Fear-based behavior is often misunderstood because it can look loud or aggressive. In many cases, the dog is trying to create distance or end the interaction. Once the dog moves into a survival response, learning becomes harder, and reactions become faster. This is why effective behavioral work emphasizes early intervention and thoughtful exposure instead of forcing “tough it out” moments.
Signs that a dog is nearing the point where learning stops often include:
- hard staring or fixation
- stiff posture and tight facial muscles
- Refusal of food, the dog normally takes
- sudden vocalizing or lunging with rapid intensity
- difficulty settling even after the trigger passes
Behavioral training for dogs aims to interrupt this cycle by teaching alternative behaviors that the dog can access before stress takes over.
3. Foundations that support lasting behavior change
Behavior modification becomes more reliable when the dog has a few core skills that work anywhere. These are not “party tricks.” They are functional behaviors that help a dog stay connected and recover faster.
Key foundations often include engagement, movement with the handler, settling, and impulse control that holds up under mild distraction. When these skills are consistent, it becomes easier to guide the dog away from triggers, create space, and reinforce calm choices before escalation happens.
One important concept is teaching a dog how to “downshift.” Many reactive dogs are not only trigger-sensitive, but they also struggle to relax after stimulation. A settled routine builds the habit of calm, which supports learning and reduces the likelihood of chain reactions throughout the day.
Another concept is predictability. Structured routines and consistent handling help reduce uncertainty, which is a common contributor to fear-based behavior. When the dog understands what happens next and what earns reinforcement, stress often decreases and decision-making improves.
Behavioral training for dogs succeeds when these foundations are trained first, then used as tools during real-world exposure work.
4. What an effective behavior modification plan includes
A strong plan creates a clear path from today’s behavior to the desired outcome, with safety and repeatability built in. K9one’s behavior modification offering is designed for dogs with challenging patterns that benefit from structured exposure and skill development, including reactivity and fear-based responses.
An effective plan usually includes:
- clear goals that define what success looks like in real settings
- threshold strategy that controls distance, duration, and difficulty
- replacement behaviors that give the dog a specific job, such as disengage, heel, or settle
- reinforcement timing that rewards early calm choices before escalation
- generalization practice so improvement occurs across locations, not only one environment
- owner transfer, so the same approach continues at home
This process matters because behavior change is not just training the dog.
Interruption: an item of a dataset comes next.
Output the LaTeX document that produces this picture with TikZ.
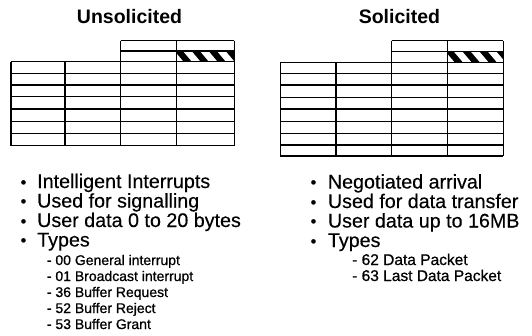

It is training the pattern. Without structure, dogs often practice the problem behavior repeatedly and progress slows. With a plan, the dog learns a new default response that becomes easier to repeat over time.
5. Home follow-through that protects progress
Training sessions create change, but home routines keep it. Many setbacks happen when a dog repeatedly rehearses the old behavior between lessons. Rehearsal strengthens habits, so preventing repeated blow-ups is part of the work.
Useful follow-through strategies include planning walks to avoid crowded bottlenecks, using distance as a training tool, and creating consistent routines for arrivals, exits, and calm settling. Small daily practice often outperforms occasional long sessions because repetition builds fluency without exhausting the dog.
Home progress also improves when difficulty increases gradually. A dog that can disengage at 30 feet may not be ready at 10 feet, and pushing too quickly can re-trigger the full reaction. Gradual progression protects confidence and keeps learning active.
It also helps to track patterns. Noting the time of day, environment, trigger type, and recovery speed makes it easier to adjust the plan and recognize improvement that is happening in small steps.
Behavioral training for dogs is not about perfect days. It is about building a trend line toward calmer responses, faster recovery, and safer handling across real life.
Reactivity and fear-based behaviors rarely improve through repetition of commands alone. Behavioral training for dogs works best when it targets the emotional driver behind the behavior and teaches a clear alternative response that can be practiced consistently. Progress comes from staying under threshold, reinforcing early calm choices, and building foundations like engagement and settling that support recovery.
When a dog learns how to disengage, move with the handler, and reset after stimulation, daily life becomes more manageable, and training becomes more predictable. That is the purpose of structured behavior modification. It replaces rehearsed reactions with repeatable skills that reduce intensity over time.
For owners in and around Goshen, CT who want a plan tailored to a dog’s triggers and household routine, scheduling a conversation through K9one’s contact page is a practical next step. With the right structure and follow-through, lasting change is realistic, even for behaviors that have felt stubborn for months.
FAQs
What is behavioral training for dogs?
Training that targets triggers, coping skills, and stress-driven habits, not only obedience cues.
Can a reactive dog improve?
Many dogs improve with threshold-based exposure, consistent reinforcement, and structured practice.
How long does behavior training take?
It depends on severity, trigger frequency, and home consistency. Most progress is measured in steady stages.
Is reward-based training recommended for behavior issues?
Veterinary behavior guidance supports reward-based approaches and warns of welfare risks tied to aversive methods.
When should professional help be used?
When safety is a concern, reactions escalate quickly, or progress stalls with at-home efforts.